> [INFORMATION SUPPLIED]:
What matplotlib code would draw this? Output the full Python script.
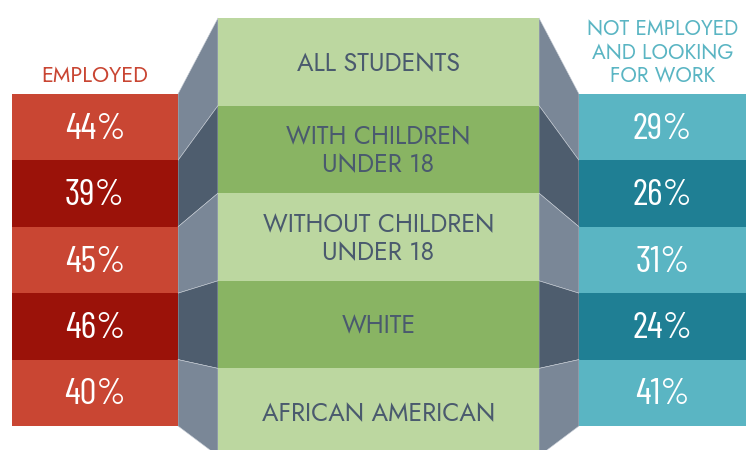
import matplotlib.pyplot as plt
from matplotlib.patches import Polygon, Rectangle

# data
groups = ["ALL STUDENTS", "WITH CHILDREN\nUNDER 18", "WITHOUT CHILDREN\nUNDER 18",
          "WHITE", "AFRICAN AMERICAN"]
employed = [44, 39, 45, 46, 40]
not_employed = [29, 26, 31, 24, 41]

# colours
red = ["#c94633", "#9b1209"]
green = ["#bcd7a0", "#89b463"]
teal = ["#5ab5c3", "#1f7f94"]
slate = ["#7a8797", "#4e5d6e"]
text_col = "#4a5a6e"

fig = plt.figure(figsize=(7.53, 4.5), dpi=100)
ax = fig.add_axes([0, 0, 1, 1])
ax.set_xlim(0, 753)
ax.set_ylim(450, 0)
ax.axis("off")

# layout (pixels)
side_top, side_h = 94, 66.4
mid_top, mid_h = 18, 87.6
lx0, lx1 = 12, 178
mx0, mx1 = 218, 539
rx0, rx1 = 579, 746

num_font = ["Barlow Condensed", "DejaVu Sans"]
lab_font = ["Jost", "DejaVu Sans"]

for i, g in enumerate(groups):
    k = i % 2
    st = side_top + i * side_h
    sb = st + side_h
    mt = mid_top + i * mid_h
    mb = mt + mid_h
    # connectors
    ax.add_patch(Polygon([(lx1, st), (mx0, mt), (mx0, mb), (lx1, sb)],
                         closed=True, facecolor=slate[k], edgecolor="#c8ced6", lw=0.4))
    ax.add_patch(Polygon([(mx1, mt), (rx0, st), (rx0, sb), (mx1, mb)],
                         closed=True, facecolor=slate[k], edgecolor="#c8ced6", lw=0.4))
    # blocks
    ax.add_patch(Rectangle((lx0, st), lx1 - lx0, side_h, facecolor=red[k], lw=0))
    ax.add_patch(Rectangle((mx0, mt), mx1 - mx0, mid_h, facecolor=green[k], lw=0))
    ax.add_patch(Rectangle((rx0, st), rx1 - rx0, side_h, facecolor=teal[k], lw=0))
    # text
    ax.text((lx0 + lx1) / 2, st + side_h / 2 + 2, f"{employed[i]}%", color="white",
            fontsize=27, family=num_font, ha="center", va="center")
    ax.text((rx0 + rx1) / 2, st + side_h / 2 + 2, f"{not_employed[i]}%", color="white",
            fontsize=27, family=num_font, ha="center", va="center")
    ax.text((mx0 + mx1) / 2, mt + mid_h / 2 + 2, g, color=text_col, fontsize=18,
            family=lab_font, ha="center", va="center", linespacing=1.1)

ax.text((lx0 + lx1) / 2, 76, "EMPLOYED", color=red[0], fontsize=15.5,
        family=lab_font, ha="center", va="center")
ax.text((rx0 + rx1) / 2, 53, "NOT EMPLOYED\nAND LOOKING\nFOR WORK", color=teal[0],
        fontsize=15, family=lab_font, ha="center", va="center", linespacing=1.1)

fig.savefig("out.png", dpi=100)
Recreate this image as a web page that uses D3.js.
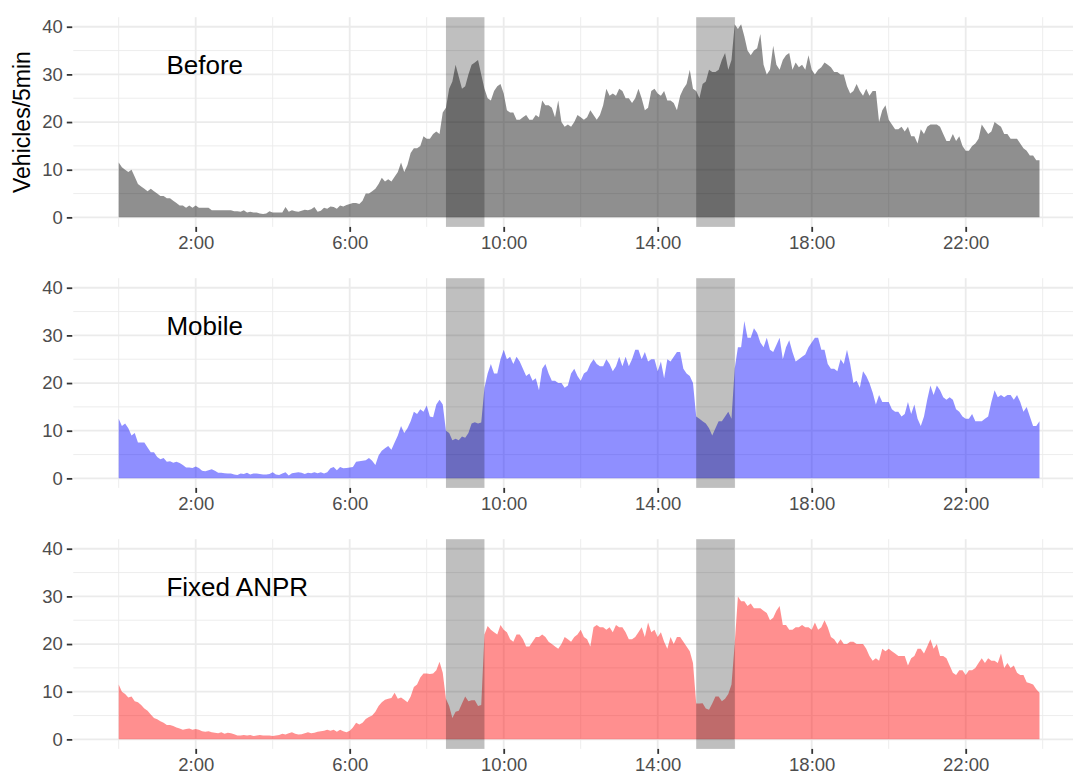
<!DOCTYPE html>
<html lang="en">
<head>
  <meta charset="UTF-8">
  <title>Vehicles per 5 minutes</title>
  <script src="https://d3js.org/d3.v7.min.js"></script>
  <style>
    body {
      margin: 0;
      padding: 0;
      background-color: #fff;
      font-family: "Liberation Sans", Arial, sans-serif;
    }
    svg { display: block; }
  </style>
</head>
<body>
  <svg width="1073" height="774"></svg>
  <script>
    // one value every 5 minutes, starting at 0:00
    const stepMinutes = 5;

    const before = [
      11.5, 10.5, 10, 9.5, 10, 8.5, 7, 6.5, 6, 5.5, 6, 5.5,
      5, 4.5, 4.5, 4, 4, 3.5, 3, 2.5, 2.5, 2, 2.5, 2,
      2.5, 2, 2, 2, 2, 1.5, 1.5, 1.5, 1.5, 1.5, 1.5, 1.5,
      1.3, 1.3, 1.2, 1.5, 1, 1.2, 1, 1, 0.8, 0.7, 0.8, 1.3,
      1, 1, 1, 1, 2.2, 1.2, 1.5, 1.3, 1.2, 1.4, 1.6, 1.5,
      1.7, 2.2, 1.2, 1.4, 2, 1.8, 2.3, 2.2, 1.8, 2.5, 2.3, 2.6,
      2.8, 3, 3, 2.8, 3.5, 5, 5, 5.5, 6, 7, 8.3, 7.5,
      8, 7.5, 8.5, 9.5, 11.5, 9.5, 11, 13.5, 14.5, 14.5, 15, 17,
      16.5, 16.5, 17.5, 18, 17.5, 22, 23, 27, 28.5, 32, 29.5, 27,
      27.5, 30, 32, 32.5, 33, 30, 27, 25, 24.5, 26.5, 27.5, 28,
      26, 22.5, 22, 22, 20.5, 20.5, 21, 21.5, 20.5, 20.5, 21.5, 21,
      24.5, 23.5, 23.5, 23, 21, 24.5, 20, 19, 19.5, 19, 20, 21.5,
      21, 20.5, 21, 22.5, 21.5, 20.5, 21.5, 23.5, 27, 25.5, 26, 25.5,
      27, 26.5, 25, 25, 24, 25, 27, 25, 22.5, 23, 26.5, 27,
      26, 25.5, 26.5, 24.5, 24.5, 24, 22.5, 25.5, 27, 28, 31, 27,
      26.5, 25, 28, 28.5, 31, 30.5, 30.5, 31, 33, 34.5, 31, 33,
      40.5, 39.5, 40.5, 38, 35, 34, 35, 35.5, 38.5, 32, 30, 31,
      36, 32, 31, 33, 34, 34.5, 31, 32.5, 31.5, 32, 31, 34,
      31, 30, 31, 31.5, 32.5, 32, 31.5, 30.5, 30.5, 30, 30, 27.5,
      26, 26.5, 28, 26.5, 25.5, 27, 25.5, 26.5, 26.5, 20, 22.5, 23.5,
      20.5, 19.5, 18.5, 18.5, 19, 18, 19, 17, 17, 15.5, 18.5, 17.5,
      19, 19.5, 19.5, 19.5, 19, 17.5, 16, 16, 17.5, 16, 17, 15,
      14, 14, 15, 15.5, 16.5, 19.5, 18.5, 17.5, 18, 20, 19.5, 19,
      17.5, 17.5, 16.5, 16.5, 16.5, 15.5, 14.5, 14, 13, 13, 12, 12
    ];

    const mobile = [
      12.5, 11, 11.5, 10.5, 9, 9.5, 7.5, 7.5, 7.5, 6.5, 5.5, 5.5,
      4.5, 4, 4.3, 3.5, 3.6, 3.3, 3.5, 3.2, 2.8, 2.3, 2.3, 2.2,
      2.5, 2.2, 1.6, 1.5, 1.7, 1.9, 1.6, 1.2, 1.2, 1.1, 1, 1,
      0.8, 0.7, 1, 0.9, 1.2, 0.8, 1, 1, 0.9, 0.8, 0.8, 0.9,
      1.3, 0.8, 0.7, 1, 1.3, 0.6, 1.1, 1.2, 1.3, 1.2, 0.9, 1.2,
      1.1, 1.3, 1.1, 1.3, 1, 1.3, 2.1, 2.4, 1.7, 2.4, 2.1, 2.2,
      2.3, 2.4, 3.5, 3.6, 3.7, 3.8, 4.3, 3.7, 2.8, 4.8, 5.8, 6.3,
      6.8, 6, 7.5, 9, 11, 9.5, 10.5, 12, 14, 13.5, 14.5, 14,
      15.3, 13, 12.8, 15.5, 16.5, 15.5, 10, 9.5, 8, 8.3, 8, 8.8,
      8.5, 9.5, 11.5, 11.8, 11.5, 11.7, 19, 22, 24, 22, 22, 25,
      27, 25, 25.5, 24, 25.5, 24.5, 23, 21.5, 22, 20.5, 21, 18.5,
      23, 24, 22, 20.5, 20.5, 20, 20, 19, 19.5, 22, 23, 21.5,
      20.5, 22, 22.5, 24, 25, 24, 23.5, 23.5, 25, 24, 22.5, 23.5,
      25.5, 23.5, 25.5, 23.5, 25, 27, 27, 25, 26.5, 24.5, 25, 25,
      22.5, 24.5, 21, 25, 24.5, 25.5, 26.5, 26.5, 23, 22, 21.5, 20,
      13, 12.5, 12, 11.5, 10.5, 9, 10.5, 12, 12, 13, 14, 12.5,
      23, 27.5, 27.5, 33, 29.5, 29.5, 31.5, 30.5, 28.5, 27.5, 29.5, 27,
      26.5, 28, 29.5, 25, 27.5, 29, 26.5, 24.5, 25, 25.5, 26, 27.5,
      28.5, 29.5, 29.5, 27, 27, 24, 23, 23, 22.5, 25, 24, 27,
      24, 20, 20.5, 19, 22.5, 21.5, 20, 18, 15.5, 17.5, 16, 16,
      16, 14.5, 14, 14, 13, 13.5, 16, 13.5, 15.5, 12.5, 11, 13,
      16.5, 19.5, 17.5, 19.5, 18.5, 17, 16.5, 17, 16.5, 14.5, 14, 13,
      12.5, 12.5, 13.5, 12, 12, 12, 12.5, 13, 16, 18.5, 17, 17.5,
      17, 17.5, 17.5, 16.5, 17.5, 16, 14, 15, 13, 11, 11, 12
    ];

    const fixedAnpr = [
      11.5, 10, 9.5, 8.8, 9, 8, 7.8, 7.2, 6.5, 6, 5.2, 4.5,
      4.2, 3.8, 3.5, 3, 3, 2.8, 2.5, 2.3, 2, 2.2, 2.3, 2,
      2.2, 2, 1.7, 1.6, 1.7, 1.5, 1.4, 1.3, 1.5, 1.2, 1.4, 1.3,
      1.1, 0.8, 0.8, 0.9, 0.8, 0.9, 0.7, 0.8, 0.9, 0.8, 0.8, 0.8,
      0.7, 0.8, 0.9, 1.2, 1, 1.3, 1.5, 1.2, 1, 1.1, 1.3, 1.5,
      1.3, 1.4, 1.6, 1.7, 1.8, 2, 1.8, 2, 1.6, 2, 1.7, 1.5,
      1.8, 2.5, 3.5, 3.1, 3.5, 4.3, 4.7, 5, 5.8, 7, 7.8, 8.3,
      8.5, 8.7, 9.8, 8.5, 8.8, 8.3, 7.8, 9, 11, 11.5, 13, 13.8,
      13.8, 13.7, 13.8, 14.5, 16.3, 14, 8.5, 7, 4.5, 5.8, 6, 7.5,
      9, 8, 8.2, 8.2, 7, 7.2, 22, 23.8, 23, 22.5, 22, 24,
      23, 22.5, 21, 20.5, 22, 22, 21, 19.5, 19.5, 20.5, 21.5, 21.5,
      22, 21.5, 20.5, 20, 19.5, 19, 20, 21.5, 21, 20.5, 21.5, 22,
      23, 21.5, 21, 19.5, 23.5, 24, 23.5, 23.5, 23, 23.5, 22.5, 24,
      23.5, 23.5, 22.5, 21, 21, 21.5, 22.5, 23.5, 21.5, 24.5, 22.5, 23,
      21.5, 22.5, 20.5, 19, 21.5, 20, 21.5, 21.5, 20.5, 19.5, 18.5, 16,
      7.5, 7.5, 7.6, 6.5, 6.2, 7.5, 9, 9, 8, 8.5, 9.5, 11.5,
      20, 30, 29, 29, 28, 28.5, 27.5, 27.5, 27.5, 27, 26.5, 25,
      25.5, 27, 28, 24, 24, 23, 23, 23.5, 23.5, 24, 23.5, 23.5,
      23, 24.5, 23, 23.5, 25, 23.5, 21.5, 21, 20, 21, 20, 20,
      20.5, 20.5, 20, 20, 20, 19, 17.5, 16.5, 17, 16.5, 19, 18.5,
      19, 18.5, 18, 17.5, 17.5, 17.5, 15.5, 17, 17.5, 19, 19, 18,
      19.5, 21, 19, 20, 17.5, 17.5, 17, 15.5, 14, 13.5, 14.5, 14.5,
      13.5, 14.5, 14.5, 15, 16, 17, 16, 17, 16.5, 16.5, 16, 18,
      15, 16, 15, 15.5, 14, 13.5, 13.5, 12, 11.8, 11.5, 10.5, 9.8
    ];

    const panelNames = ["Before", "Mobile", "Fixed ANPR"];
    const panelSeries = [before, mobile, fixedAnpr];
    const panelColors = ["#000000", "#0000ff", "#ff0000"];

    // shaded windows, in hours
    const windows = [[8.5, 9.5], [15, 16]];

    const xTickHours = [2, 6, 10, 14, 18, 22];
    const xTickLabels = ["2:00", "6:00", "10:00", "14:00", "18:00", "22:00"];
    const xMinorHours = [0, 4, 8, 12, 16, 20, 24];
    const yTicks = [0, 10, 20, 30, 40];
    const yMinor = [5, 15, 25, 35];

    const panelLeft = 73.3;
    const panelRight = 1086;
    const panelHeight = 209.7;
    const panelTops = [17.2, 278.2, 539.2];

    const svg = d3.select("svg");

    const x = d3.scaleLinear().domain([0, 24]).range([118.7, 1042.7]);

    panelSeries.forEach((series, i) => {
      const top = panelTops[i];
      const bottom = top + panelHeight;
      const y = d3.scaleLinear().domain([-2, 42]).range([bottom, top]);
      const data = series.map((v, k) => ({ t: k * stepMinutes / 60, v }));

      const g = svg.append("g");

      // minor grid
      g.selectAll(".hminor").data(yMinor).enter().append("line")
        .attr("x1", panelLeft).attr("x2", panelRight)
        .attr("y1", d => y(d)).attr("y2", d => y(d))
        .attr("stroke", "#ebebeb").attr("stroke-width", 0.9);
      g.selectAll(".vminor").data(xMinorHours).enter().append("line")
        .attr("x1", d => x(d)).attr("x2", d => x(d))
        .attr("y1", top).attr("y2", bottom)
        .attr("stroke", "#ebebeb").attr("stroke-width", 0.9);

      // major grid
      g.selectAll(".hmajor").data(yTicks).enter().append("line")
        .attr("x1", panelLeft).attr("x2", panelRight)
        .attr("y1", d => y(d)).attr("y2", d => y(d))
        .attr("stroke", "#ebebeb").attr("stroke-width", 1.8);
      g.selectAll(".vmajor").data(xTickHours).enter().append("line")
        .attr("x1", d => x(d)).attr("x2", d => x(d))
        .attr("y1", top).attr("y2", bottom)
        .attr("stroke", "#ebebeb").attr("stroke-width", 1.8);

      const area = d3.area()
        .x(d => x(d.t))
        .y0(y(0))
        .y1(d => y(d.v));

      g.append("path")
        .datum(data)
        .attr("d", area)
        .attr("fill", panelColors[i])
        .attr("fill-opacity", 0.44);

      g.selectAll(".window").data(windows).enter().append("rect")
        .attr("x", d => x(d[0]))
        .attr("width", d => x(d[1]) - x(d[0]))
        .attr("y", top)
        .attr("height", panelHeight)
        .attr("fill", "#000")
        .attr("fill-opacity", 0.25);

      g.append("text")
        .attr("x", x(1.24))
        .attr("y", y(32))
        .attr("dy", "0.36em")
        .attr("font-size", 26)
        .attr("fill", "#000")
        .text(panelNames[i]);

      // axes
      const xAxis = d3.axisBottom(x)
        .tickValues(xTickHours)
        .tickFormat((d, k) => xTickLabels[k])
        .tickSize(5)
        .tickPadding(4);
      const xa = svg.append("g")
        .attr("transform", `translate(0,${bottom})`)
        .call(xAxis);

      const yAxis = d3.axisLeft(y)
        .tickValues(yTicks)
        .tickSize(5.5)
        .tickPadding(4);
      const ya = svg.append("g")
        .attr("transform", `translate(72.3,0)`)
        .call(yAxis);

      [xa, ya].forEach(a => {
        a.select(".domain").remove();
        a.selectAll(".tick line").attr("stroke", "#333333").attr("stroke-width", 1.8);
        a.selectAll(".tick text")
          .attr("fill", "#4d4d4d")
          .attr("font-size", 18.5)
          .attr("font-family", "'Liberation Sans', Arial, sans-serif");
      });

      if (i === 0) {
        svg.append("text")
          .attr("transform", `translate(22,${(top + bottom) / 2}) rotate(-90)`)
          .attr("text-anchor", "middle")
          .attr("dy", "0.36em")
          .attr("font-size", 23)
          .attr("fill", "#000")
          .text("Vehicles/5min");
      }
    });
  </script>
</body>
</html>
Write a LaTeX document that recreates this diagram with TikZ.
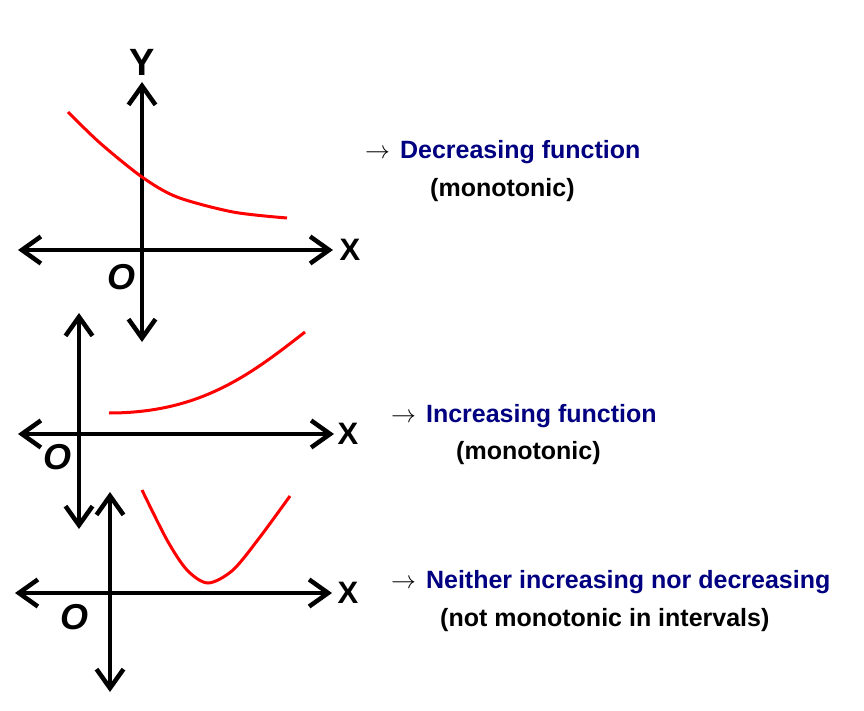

> [WHAT THE TASK REQUIRES]: Return all lines containing the word "this".

> [ANSWER BELOW]:
What matplotlib code would draw this? Output the full Python script.
Recreate this image as a web page that uses D3.js.
Write a LaTeX document that recreates this diagram with TikZ.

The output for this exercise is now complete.